In-situ Generated and Premade 1-Copper(I) Alkynes in Cycloadditions.

The copper(I)-catalyzed azide-alkyne cycloaddition (CuAAC) was discovered in 2002, which has become the most remarkable example for "click chemistry" to date. In CuAAC reaction, 1-copper(I) alkyne has been recognized to be a key intermediate. However, many contradictory experimental results for this intermediate were reported in literature. For example, only the in-situ generated 1-copper(I) alkyne was used, while the premade 1-copper(I) alkyne proved to be inefficient under the standard conditions.
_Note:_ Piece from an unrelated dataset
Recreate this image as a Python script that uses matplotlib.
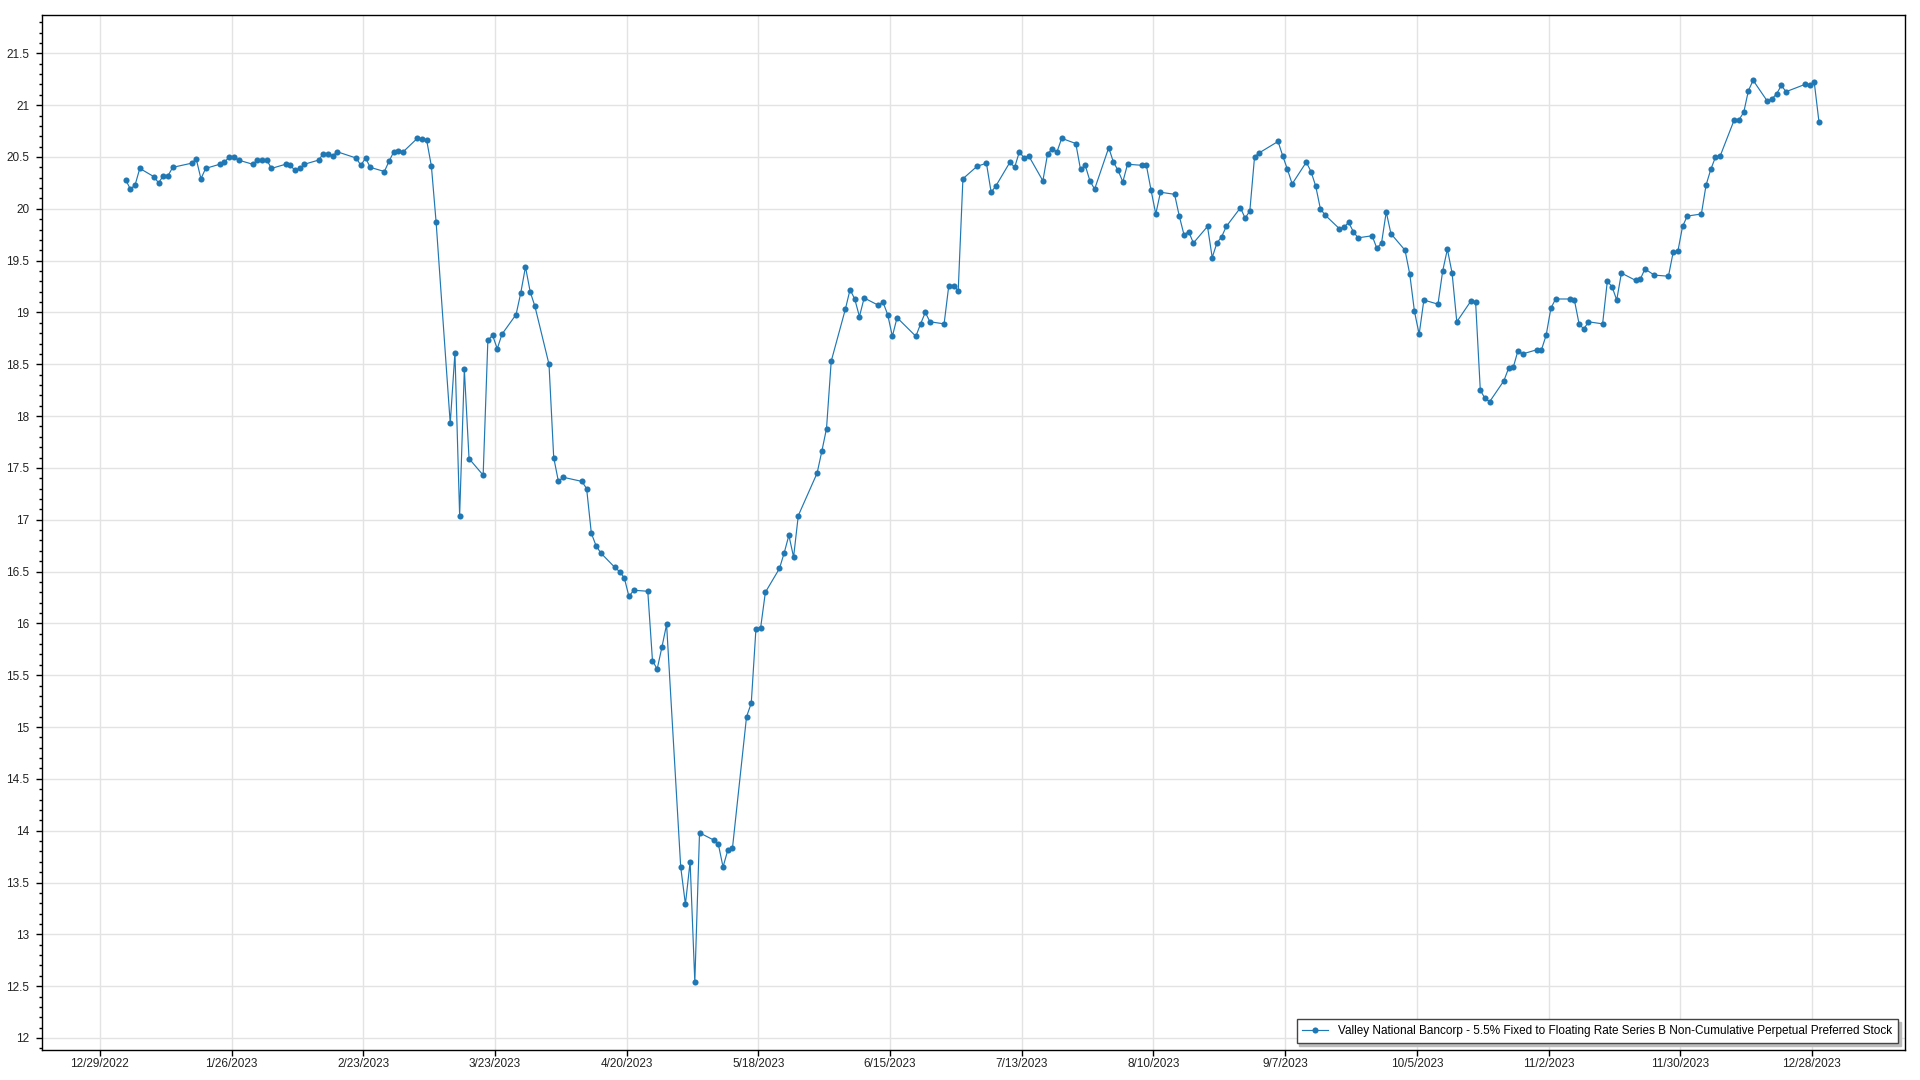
import numpy as np
import pandas as pd
import matplotlib
matplotlib.use("Agg")
import matplotlib.pyplot as plt
import matplotlib.dates as mdates
from matplotlib.ticker import MultipleLocator, FixedLocator

# NYSE trading days of 2023 (market holidays skipped)
holidays = ["2023-01-16", "2023-02-20", "2023-04-07", "2023-05-29", "2023-06-19",
            "2023-07-04", "2023-09-04", "2023-11-23", "2023-12-25"]

# closing prices, one list per month
jan = [20.28, 20.19, 20.23, 20.39, 20.31, 20.25, 20.32, 20.32, 20.40, 20.44,
       20.48, 20.29, 20.39, 20.43, 20.45, 20.50, 20.50, 20.47, 20.43, 20.47]
feb = [20.47, 20.47, 20.39, 20.43, 20.42, 20.37, 20.39, 20.43, 20.47, 20.53,
       20.53, 20.51, 20.55, 20.49, 20.42, 20.49, 20.40, 20.36, 20.46]
mar = [20.55, 20.56, 20.55, 20.68, 20.67, 20.66, 20.41, 19.87, 17.93, 18.61,
       17.04, 18.45, 17.59, 17.43, 18.73, 18.78, 18.65, 18.79, 18.98, 19.19,
       19.44, 19.20, 19.06]
apr = [18.50, 17.60, 17.37, 17.41, 17.37, 17.30, 16.87, 16.75, 16.68, 16.54,
       16.50, 16.44, 16.26, 16.32, 16.31, 15.64, 15.56, 15.77, 15.99]
may = [13.65, 13.29, 13.70, 12.54, 13.98, 13.91, 13.87, 13.65, 13.81, 13.83,
       15.10, 15.23, 15.95, 15.96, 16.30, 16.53, 16.68, 16.85, 16.64, 17.04,
       17.45, 17.66]
jun = [17.88, 18.53, 19.03, 19.22, 19.13, 18.96, 19.14, 19.07, 19.10, 18.98,
       18.77, 18.95, 18.77, 18.89, 19.00, 18.91, 18.89, 19.26, 19.26, 19.21,
       20.29]
jul = [20.41, 20.44, 20.16, 20.22, 20.45, 20.40, 20.55, 20.49, 20.51, 20.27,
       20.53, 20.58, 20.55, 20.68, 20.63, 20.38, 20.42, 20.27, 20.19, 20.59]
aug = [20.45, 20.37, 20.26, 20.43, 20.42, 20.42, 20.18, 19.95, 20.16, 20.14,
       19.93, 19.75, 19.78, 19.67, 19.83, 19.53, 19.67, 19.73, 19.83, 20.01,
       19.91, 19.98, 20.50]
sep = [20.54, 20.65, 20.51, 20.38, 20.24, 20.45, 20.36, 20.22, 20.00, 19.94,
       19.81, 19.82, 19.87, 19.78, 19.72, 19.74, 19.62, 19.67, 19.97, 19.76]
oct_ = [19.60, 19.37, 19.01, 18.79, 19.12, 19.08, 19.40, 19.61, 19.38, 18.91,
        19.11, 19.10, 18.25, 18.17, 18.14, 18.34, 18.46, 18.47, 18.63, 18.60,
        18.64, 18.64]
nov = [18.78, 19.04, 19.13, 19.13, 19.12, 18.89, 18.84, 18.91, 18.89, 19.30,
       19.25, 19.12, 19.38, 19.31, 19.32, 19.42, 19.36, 19.35, 19.58, 19.59,
       19.83]
dec = [19.93, 19.95, 20.23, 20.38, 20.50, 20.51, 20.86, 20.86, 20.93, 21.14,
       21.24, 21.04, 21.06, 21.11, 21.19, 21.13, 21.20, 21.19, 21.22, 20.84]

series_name = ("Valley National Bancorp - 5.5% Fixed to Floating Rate Series B "
               "Non-Cumulative Perpetual Preferred Stock")

prices = jan + feb + mar + apr + may + jun + jul + aug + sep + oct_ + nov + dec
dates = pd.bdate_range("2023-01-03", "2023-12-29", freq="C", holidays=holidays)
dates = dates + pd.Timedelta(hours=12)
assert len(dates) == len(prices)

tick_dates = pd.date_range("2022-12-29", periods=14, freq="28D")
tick_labels = [f"{d.month}/{d.day}/{d.year}" for d in tick_dates]

plt.rcParams["font.family"] = ["Liberation Sans", "DejaVu Sans"]

fig = plt.figure(figsize=(19.2, 10.8), dpi=100)
ax = fig.add_axes([42 / 1920, 1 - 1050 / 1080, (1905 - 42) / 1920, (1050 - 15) / 1080])

ax.plot(dates, prices, color="#1f77b4", lw=0.85, marker="o", ms=4.4,
        markeredgewidth=0, label=series_name, zorder=3)

ax.set_xlim(pd.Timestamp("2022-12-16 17:00"), pd.Timestamp("2024-01-16 19:00"))
ax.set_ylim(11.884, 21.87)

ax.xaxis.set_major_locator(FixedLocator(mdates.date2num(tick_dates)))
ax.set_xticklabels(tick_labels)
ax.yaxis.set_major_locator(MultipleLocator(0.5))
ax.yaxis.set_minor_locator(MultipleLocator(0.1))
ax.yaxis.set_major_formatter(plt.FuncFormatter(lambda v, p: f"{v:g}"))

ax.grid(True, which="major", color="#e3e3e3", lw=1.0, zorder=0)
ax.tick_params(axis="both", which="major", labelsize=8.5, labelcolor="#222222",
               length=4, width=1, direction="out", color="black")
ax.tick_params(axis="y", which="minor", length=2, width=1, color="black")
ax.tick_params(axis="x", pad=2)
ax.tick_params(axis="y", pad=5)
for s in ax.spines.values():
    s.set_color("black")
    s.set_linewidth(1.0)

leg = ax.legend(loc="lower right", fontsize=8.5, frameon=True, fancybox=False,
                shadow={"color": "#bbbbbb", "alpha": 1}, borderaxespad=0.6,
                handlelength=2.2, borderpad=0.5)
leg.get_frame().set_edgecolor("#444444")
leg.get_frame().set_linewidth(1.0)

fig.savefig("out.png", dpi=100, facecolor="white")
The kinetic studies indicated that CuAAC reaction had a strict second-order dependence on Cu(I) and the DFT studies demonstrated that 1-copper(I) alkyne intermediate should be a dinuclear copper(I) complex. But these results were inconsistent with the structure of the premade 1-copper(I) alkyne. Although hundreds of structurally different ligands were reported to significantly enhance the efficiency of CuAAC reaction, their functions were assigned to prevent the oxidation and the disproportionation of Cu(I) ion. Based on the investigation of the references and our works, we proposed that the in-situ generated 1-copper(I) alkyne in CuAAC reaction is not identical with the premade 1-copper(I) alkyne. The ligands may play dual roles to activate the 1-copper(I) alkyne by blocking the polymerization of the in-situ formed 1-copper(I) alkynes and dissociating the polymeric structures of the premade 1-copper(I) alkynes. As a result, we first disclosed that carboxylic acids can function as such activators and a novel carboxylic acid-catalyzed CuAAC strategy was developed, which has been proven to be the most convenient and highly efficient CuAAC method to date. Furthermore, highly efficient and regioselective methods for the syntheses of 1,4,5-trisubstituted 1,2,3-triazoles were developed by using the premade 1-copper(I) alkynes as substrates, in which the novel function of the premade 1-copper(I) alkynes as excellent dipolarophiles was first disclosed and applied. In this article, a series of works reported by our group for the in-situ generated and the premade 1-copper(I) alkynes in cycloadditions are reviewed.